I was feeling rushed and self-congratulatory, and this is a bad combination. I was going to make my nephew a little birthday sweater, using a pattern I'd made five times before. I was cranking through it-- feeling invincible, feeling clever. I'd learned so much since I bought the pattern in 2004, when it seemed so much like a foreign language that I put it in storage for a few years. I'd learned so much since I first used it to make a baby sweater in 2007, when it seemed like alchemy to turn yarn into a garment. Why, look at that nifty little mirrored cable pattern I was improvising! Look at how fearlessly I was winging my stitch counts, since my gauge didn't line up quite right with the designer's!

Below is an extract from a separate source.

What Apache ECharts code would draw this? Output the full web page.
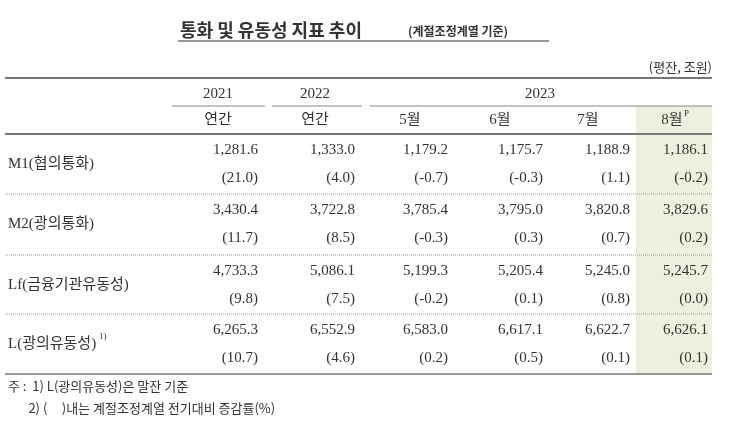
<!DOCTYPE html>
<html><head><meta charset="utf-8">
<script src="https://cdn.jsdelivr.net/npm/echarts@6/dist/echarts.min.js"></script>
<style>html,body{margin:0;background:#fff}#main{width:730px;height:423px}</style>
</head><body><div id="main"></div>
<script>
var years = ['2021', '2022', '2023'];
var columns = ['연간', '연간', '5월', '6월', '7월', '8월'];
var rowNames = ['M1(협의통화)', 'M2(광의통화)', 'Lf(금융기관유동성)', 'L(광의유동성)'];
var levels = [
  ['1,281.6', '1,333.0', '1,179.2', '1,175.7', '1,188.9', '1,186.1'],
  ['3,430.4', '3,722.8', '3,785.4', '3,795.0', '3,820.8', '3,829.6'],
  ['4,733.3', '5,086.1', '5,199.3', '5,205.4', '5,245.0', '5,245.7'],
  ['6,265.3', '6,552.9', '6,583.0', '6,617.1', '6,622.7', '6,626.1']
];
var rates = [
  ['(21.0)', '(4.0)', '(-0.7)', '(-0.3)', '(1.1)', '(-0.2)'],
  ['(11.7)', '(8.5)', '(-0.3)', '(0.3)', '(0.7)', '(0.2)'],
  ['(9.8)', '(7.5)', '(-0.2)', '(0.1)', '(0.8)', '(0.0)'],
  ['(10.7)', '(4.6)', '(0.2)', '(0.5)', '(0.1)', '(0.1)']
];
var notes = ['주 :  1) L(광의유동성)은 말잔 기준', '       2) (     )내는 계절조정계열 전기대비 증감률(%)'];

var serif = '"Liberation Serif","Noto Sans CJK KR",serif';
var kr = '"Noto Sans CJK KR",sans-serif';
var colRight = [258, 355, 448, 543, 630, 708];
var colCenter = [218, 315, 410, 500, 588, 672];
var rowTop = [134, 194, 255, 314];
var els = [];
function txt(x, y, s, o) {
  els.push({type: 'text', x: x, y: y, style: Object.assign({text: s, fill: '#333', font: '15px ' + serif, textVerticalAlign: 'middle'}, o || {})});
}
function line(x1, y1, x2, y2, o) {
  els.push({type: 'line', shape: {x1: x1, y1: y1, x2: x2, y2: y2}, style: Object.assign({stroke: '#666', lineWidth: 1}, o || {})});
}
// green highlight column
els.push({type: 'rect', shape: {x: 636, y: 106, width: 76, height: 268}, style: {fill: '#ebf1de'}, z: -1});
txt(180, 30, '통화 및 유동성 지표 추이', {font: 'bold 18px ' + kr});
txt(408, 31, '(계절조정계열 기준)', {font: 'bold 12px ' + kr});
line(178, 41, 549, 41, {stroke: '#333'});
txt(712, 67, '(평잔, 조원)', {font: '13px ' + kr, textAlign: 'right'});
line(5, 78, 712, 78, {stroke: '#777', lineWidth: 2});
txt(218, 94, years[0], {textAlign: 'center'});
txt(315, 94, years[1], {textAlign: 'center'});
txt(540, 94, years[2], {textAlign: 'center'});
line(172, 106, 265, 106, {stroke: '#888'});
line(272, 106, 362, 106, {stroke: '#888'});
line(370, 106, 712, 106, {stroke: '#888'});
columns.forEach(function (c, i) {
  txt(colCenter[i], 120, c, {textAlign: 'center', font: '15px ' + serif});
});
txt(684, 114, 'P', {font: '9px ' + serif});
line(5, 134, 712, 134, {stroke: '#777', lineWidth: 2});
rowNames.forEach(function (n, r) {
  var t = rowTop[r];
  txt(8, t + 30, n, {font: '15px ' + serif});
  levels[r].forEach(function (v, i) { txt(colRight[i], t + 16, v, {textAlign: 'right'}); });
  rates[r].forEach(function (v, i) { txt(colRight[i], t + 44, v, {textAlign: 'right'}); });
  if (r < rowNames.length - 1) line(5, rowTop[r + 1], 712, rowTop[r + 1], {stroke: '#999', lineDash: [1, 1]});
});
txt(99, 337, '1)', {font: '9px ' + serif});
line(5, 374, 712, 374, {stroke: '#777', lineWidth: 1.5});
txt(8, 386, notes[0], {font: '13px ' + kr});
txt(8, 408, notes[1], {font: '13px ' + kr});

var myChart = echarts.init(document.getElementById('main'));
myChart.setOption({backgroundColor: '#fff', graphic: {elements: els}});
</script></body></html>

[This is the part where the foreboding music would stop if this were a horror movie, leaving you with the silence in which you knew the bad guy would leap out of the closet.]
The bad guy in this particular closet? I realized last night that one sleeve is an inch longer than the other. I was in a hurry on Sunday morning, and in my haste to count the number of increase rounds on the first sleeve I completely misread my knitting. I started increasing too early and I stopped too soon.

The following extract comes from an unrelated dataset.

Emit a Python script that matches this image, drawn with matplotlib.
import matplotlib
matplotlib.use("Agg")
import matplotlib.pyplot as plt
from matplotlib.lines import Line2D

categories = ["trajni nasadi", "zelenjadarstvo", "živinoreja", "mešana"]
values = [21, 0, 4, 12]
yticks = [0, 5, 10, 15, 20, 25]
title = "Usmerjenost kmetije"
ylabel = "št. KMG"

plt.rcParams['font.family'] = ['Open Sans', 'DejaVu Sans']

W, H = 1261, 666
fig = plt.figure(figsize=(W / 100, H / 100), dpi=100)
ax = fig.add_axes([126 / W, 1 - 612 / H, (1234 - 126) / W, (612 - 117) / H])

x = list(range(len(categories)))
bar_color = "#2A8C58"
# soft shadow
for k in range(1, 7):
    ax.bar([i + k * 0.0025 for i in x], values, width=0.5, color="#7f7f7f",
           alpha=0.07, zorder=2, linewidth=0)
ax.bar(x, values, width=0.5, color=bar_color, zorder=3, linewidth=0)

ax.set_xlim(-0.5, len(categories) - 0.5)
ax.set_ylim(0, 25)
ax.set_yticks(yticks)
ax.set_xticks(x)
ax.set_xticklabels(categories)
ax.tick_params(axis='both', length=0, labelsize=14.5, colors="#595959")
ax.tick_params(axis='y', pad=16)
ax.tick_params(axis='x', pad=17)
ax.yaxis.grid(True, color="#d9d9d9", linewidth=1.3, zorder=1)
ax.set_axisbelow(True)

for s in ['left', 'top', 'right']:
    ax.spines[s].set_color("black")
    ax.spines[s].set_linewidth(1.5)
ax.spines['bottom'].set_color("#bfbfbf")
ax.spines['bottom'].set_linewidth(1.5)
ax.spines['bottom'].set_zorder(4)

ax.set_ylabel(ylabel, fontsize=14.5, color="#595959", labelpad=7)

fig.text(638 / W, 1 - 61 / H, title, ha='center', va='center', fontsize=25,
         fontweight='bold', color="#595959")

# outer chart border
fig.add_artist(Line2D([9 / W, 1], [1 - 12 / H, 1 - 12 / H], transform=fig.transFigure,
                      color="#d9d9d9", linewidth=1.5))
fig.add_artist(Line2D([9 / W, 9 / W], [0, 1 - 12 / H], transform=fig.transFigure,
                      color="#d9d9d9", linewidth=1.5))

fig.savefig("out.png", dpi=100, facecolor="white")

Solutions I have considered and discarded:
- Ignore it. Let my SIL wonder if she is imagining that the sweater is slightly asymmetrical.
- Hurl sweater-in-progress onto compost heap with the vengeful vehemence born of vexation.
- Add another inch of ribbing to the bottom of the second sleeve.
- Cut an inch out of the first sleeve and sew it back together.
- Suggest a minor surgical adjustment to my nephew's left arm. (Maybe don't mention to my SIL that I thought her son ought to have his arm shortened so my sweater would fit better.)
Solution I will probably adopt:
- Take two circs and thread through the stitches in the section of the sleeve above the last increase, leaving one round between the two needles. Snip a stitch, unravel the round in between, knit an inch, and kitchener the two sets of live stitches all the way around.
Solution that might be faster:
- Frog back to the round where I joined the sleeve, and knit another inch before re-attaching it. This might be smarter, actually, because last night as I was trying to assess my options I tugged on one end of my circular needle and the cable pulled out of the join. ALAS. But I do not love re-knitting something I've already slogged through, particularly when there's nothing wrong with that particular whack of knitting.
What would you do, O gentle readers? I am 16 rounds into the yoke, if that helps you in your hypothetical decision-making. Do you have a solution I have not considered?
Verb. sap. (although this is most a verbum to Future Jamie, who may or may not qualify as sapiens): The fact that you can finish a pattern that bills itself as "EXTREME KNITTING" does not exempt you from making mistakes while COUNTING TO 9. Measure twice, knit once.